Consequences of Dollar Collapse for Passive Income
Posted on June 3, 2009
A reader asked us:
Since many feel that it would be very easy for that crazy Iranian president to explode a magnetic pulse device over the u.s. and shut down all the electricity for many months afterwards, do you have an offshore passive income opportunity that would work well to guard against forex not being able to function anymore for people who like forex trading to generate passive income? I am looking for something and was wondering if you had anything for your members in the offshore arena that does not depend on trading in the U.S. via the internet?
Here’s our reply:
To answer your question I think if there is no electricity in the US for many months it is a pretty sure bet that there would be very severe commuications disruptions worldwide, so to protect against that contingency you should be looking at non-internet businesses. People will always need a place to live, so real estate is good (so are productive activities like agriculture, but real estate is more passive).
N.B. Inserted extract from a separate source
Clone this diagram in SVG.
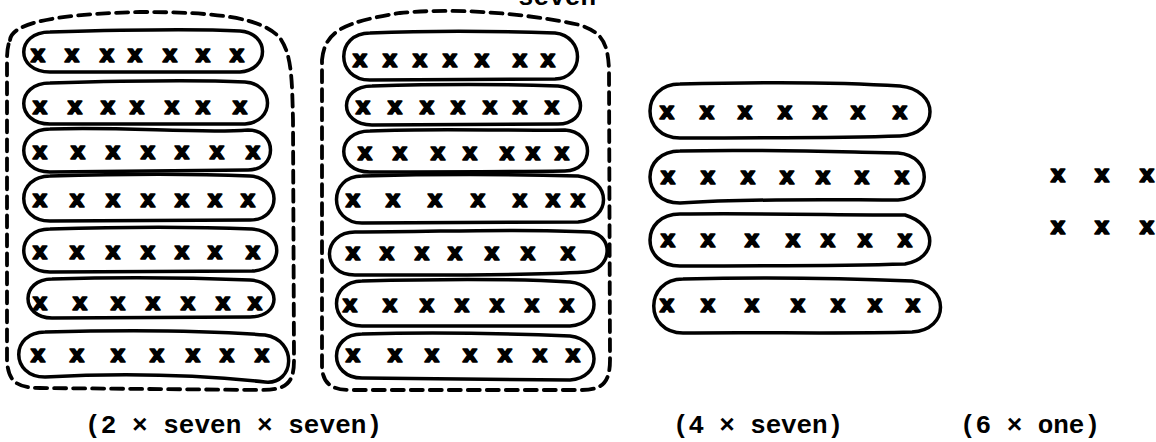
<svg xmlns="http://www.w3.org/2000/svg" width="1156" height="442" viewBox="0 0 1156 442">
<style>
.ov{fill:none;stroke:#000;stroke-width:3.5;stroke-linejoin:round}
.dash{fill:none;stroke:#000;stroke-width:3.8;stroke-dasharray:12 7;stroke-linecap:round}
.x{font-family:"DejaVu Sans",sans-serif;font-weight:bold;font-size:23px;text-anchor:middle;fill:#000;stroke:#000;stroke-width:1.6;stroke-linejoin:round}
.lbl{font-family:"Liberation Mono","DejaVu Sans Mono",monospace;font-weight:bold;font-size:26px;fill:#000}
</style>
<rect width="1156" height="442" fill="#fff"/>
<g id="group-left">
<path class="dash" d="M10,40 C12,22 60,14 140,12 C220,12 262,18 280,38 C292,55 292,80 293,120 L294,360 C294,385 285,390 260,390 L40,388 C15,388 8,380 7,360 L7,60 C7,50 8,45 10,40"/>
<g id="L1"><path class="ov" d="M50,32 C120,30 200,29 240,31 C270,33 270,70 240,72 L50,72 C15,72 15,32 50,32Z"/>
<text class="x" y="62"><tspan x="38">x</tspan><tspan x="72">x</tspan><tspan x="107">x</tspan><tspan x="135">x</tspan><tspan x="170">x</tspan><tspan x="203">x</tspan><tspan x="237">x</tspan></text></g>
<g id="L2"><path class="ov" d="M50,83 C120,81 200,80 245,82 C275,84 275,122 245,124 L50,124 C15,124 15,83 50,83Z"/>
<text class="x" y="114"><tspan x="40">x</tspan><tspan x="75">x</tspan><tspan x="108">x</tspan><tspan x="137">x</tspan><tspan x="172">x</tspan><tspan x="203">x</tspan><tspan x="240">x</tspan></text></g>
<g id="L3"><path class="ov" d="M50,129 C120,126 200,134 248,130 C278,130 278,170 248,170 L50,172 C15,172 15,129 50,129Z"/>
<text class="x" y="159"><tspan x="40">x</tspan><tspan x="78">x</tspan><tspan x="113">x</tspan><tspan x="148">x</tspan><tspan x="182">x</tspan><tspan x="217">x</tspan><tspan x="253">x</tspan></text></g>
<g id="L4"><path class="ov" d="M50,176 C120,174 200,174 250,176 C282,178 282,220 250,220 L50,221 C15,221 15,176 50,176Z"/>
<text class="x" y="207"><tspan x="40">x</tspan><tspan x="77">x</tspan><tspan x="113">x</tspan><tspan x="148">x</tspan><tspan x="182">x</tspan><tspan x="215">x</tspan><tspan x="248">x</tspan></text></g>
<g id="L5"><path class="ov" d="M50,229 C120,227 200,227 252,229 C285,231 285,270 252,271 L50,272 C15,272 15,229 50,229Z"/>
<text class="x" y="259"><tspan x="40">x</tspan><tspan x="77">x</tspan><tspan x="113">x</tspan><tspan x="148">x</tspan><tspan x="182">x</tspan><tspan x="215">x</tspan><tspan x="253">x</tspan></text></g>
<g id="L6"><path class="ov" d="M52,279 C120,277 200,278 250,280 C282,282 282,317 250,317 L52,318 C20,318 20,279 52,279Z"/>
<text class="x" y="310"><tspan x="40">x</tspan><tspan x="80">x</tspan><tspan x="118">x</tspan><tspan x="153">x</tspan><tspan x="188">x</tspan><tspan x="223">x</tspan><tspan x="255">x</tspan></text></g>
<g id="L7"><path class="ov" d="M45,332 C120,330 200,330 265,335 C298,340 295,385 265,382 C200,375 120,373 45,377 C10,377 10,332 45,332Z"/>
<text class="x" y="362"><tspan x="38">x</tspan><tspan x="77">x</tspan><tspan x="118">x</tspan><tspan x="157">x</tspan><tspan x="193">x</tspan><tspan x="227">x</tspan><tspan x="262">x</tspan></text></g>
</g>
<g id="group-middle">
<path class="dash" d="M322,60 C325,30 345,22 400,13 C450,8 520,12 580,25 C600,32 608,40 609,70 L610,360 C610,385 600,390 580,390 L350,390 C330,390 322,382 322,365 Z"/>
<g id="M1"><path class="ov" d="M370,33 C440,30 500,31 555,33 C585,36 585,78 555,79 L370,80 C335,80 335,33 370,33Z"/>
<text class="x" y="67"><tspan x="360">x</tspan><tspan x="390">x</tspan><tspan x="420">x</tspan><tspan x="450">x</tspan><tspan x="482">x</tspan><tspan x="520">x</tspan><tspan x="548">x</tspan></text></g>
<g id="M2"><path class="ov" d="M372,86 C440,84 500,84 558,86 C588,88 588,124 558,124 L372,125 C338,125 338,86 372,86Z"/>
<text class="x" y="114"><tspan x="363">x</tspan><tspan x="395">x</tspan><tspan x="427">x</tspan><tspan x="458">x</tspan><tspan x="490">x</tspan><tspan x="520">x</tspan><tspan x="552">x</tspan></text></g>
<g id="M3"><path class="ov" d="M370,131 C440,128 500,131 565,130 C595,132 595,170 565,171 C500,172 440,172 370,172 C335,172 335,131 370,131Z"/>
<text class="x" y="160"><tspan x="365">x</tspan><tspan x="400">x</tspan><tspan x="438">x</tspan><tspan x="470">x</tspan><tspan x="507">x</tspan><tspan x="533">x</tspan><tspan x="562">x</tspan></text></g>
<g id="M4"><path class="ov" d="M362,176 C440,174 500,174 578,176 C612,180 612,220 578,222 L362,223 C328,223 328,176 362,176Z"/>
<text class="x" y="207"><tspan x="353">x</tspan><tspan x="393">x</tspan><tspan x="435">x</tspan><tspan x="478">x</tspan><tspan x="520">x</tspan><tspan x="553">x</tspan><tspan x="578">x</tspan></text></g>
<g id="M5"><path class="ov" d="M355,232 C440,232 520,228 590,232 C615,236 612,270 585,272 C520,276 440,275 355,275 C320,275 322,232 355,232Z"/>
<text class="x" y="260"><tspan x="353">x</tspan><tspan x="387">x</tspan><tspan x="422">x</tspan><tspan x="455">x</tspan><tspan x="492">x</tspan><tspan x="528">x</tspan><tspan x="568">x</tspan></text></g>
<g id="M6"><path class="ov" d="M362,281 C440,279 520,279 570,282 C602,285 602,324 570,326 L362,326 C328,326 328,281 362,281Z"/>
<text class="x" y="312"><tspan x="350">x</tspan><tspan x="390">x</tspan><tspan x="427">x</tspan><tspan x="462">x</tspan><tspan x="497">x</tspan><tspan x="532">x</tspan><tspan x="567">x</tspan></text></g>
<g id="M7"><path class="ov" d="M362,334 C440,332 520,334 570,336 C602,340 602,378 570,380 L362,378 C328,378 328,334 362,334Z"/>
<text class="x" y="362"><tspan x="353">x</tspan><tspan x="395">x</tspan><tspan x="432">x</tspan><tspan x="470">x</tspan><tspan x="505">x</tspan><tspan x="540">x</tspan><tspan x="573">x</tspan></text></g>
</g>
<g id="group-right">
<g id="R1"><path class="ov" d="M680,84 C760,82 840,82 900,86 C940,90 940,134 900,136 C840,138 760,138 680,138 C640,138 640,84 680,84Z"/>
<text class="x" y="119"><tspan x="667">x</tspan><tspan x="707">x</tspan><tspan x="745">x</tspan><tspan x="785">x</tspan><tspan x="820">x</tspan><tspan x="858">x</tspan><tspan x="900">x</tspan></text></g>
<g id="R2"><path class="ov" d="M680,151 C760,149 840,152 898,153 C933,156 933,198 898,200 C840,200 760,198 680,203 C640,203 640,151 680,151Z"/>
<text class="x" y="184"><tspan x="668">x</tspan><tspan x="708">x</tspan><tspan x="748">x</tspan><tspan x="787">x</tspan><tspan x="823">x</tspan><tspan x="862">x</tspan><tspan x="902">x</tspan></text></g>
<g id="R3"><path class="ov" d="M680,214 C760,213 840,215 905,215 C938,225 938,258 905,264 C840,266 760,266 680,266 C640,266 640,214 680,214Z"/>
<text class="x" y="247"><tspan x="668">x</tspan><tspan x="708">x</tspan><tspan x="752">x</tspan><tspan x="793">x</tspan><tspan x="828">x</tspan><tspan x="865">x</tspan><tspan x="905">x</tspan></text></g>
<g id="R4"><path class="ov" d="M683,279 C760,277 840,278 912,281 C950,285 950,330 912,332 C840,334 760,332 683,333 C644,333 644,279 683,279Z"/>
<text class="x" y="312"><tspan x="667">x</tspan><tspan x="708">x</tspan><tspan x="752">x</tspan><tspan x="798">x</tspan><tspan x="838">x</tspan><tspan x="875">x</tspan><tspan x="913">x</tspan></text></g>
</g>
<g id="group-ones">
<text class="x" y="182"><tspan x="1058">x</tspan><tspan x="1102">x</tspan><tspan x="1147">x</tspan></text>
<text class="x" y="234"><tspan x="1058">x</tspan><tspan x="1102">x</tspan><tspan x="1147">x</tspan></text>
</g>
<g id="labels">
<text class="lbl" x="518" y="5">seven</text>
<text class="lbl" x="85" y="433" textLength="297">(2 × seven × seven)</text>
<text class="lbl" x="673" y="433" textLength="170">(4 × seven)</text>
<text class="lbl" x="960" y="433" textLength="140">(6 × one)</text>
</g>
</svg>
Paraguay is the perfect place to be when things like this happen.
Realistically I don’t believe the USA will lose electricity or be attacked by Iran. That is in the realm of conspiracy theories. But it is not unlikely that the dollar will collapse completely. Consequences of this could be closures of forex and stock markets, collapse of payments systems like credit cards, and more.
Significantly, if the credit card system went down there would be real havoc worldwide. I believe Visa and/or Mastercard going down in a vast cyber hacking attack is infinitely more likely and easier for the USA’s enemies to implement than bothering to create magnetic explosions. All it needs is a small team of talented IT guys with regular PCs and the internet. Why would they need magnetic pulses?
Even a partial collapse of payment systems (including insolvency of banks etc) could well lead to problems with the internet. Due to the nature of the internet, various upstream and downstream providers will resort to disconnecting each other when they don’t get paid. For example, if the dollar collapses and Asian providers demand to be paid in their local currencies, but the US ISPs only have worthless dollars, who is going to pay the bandwidth fees to keep the internet open?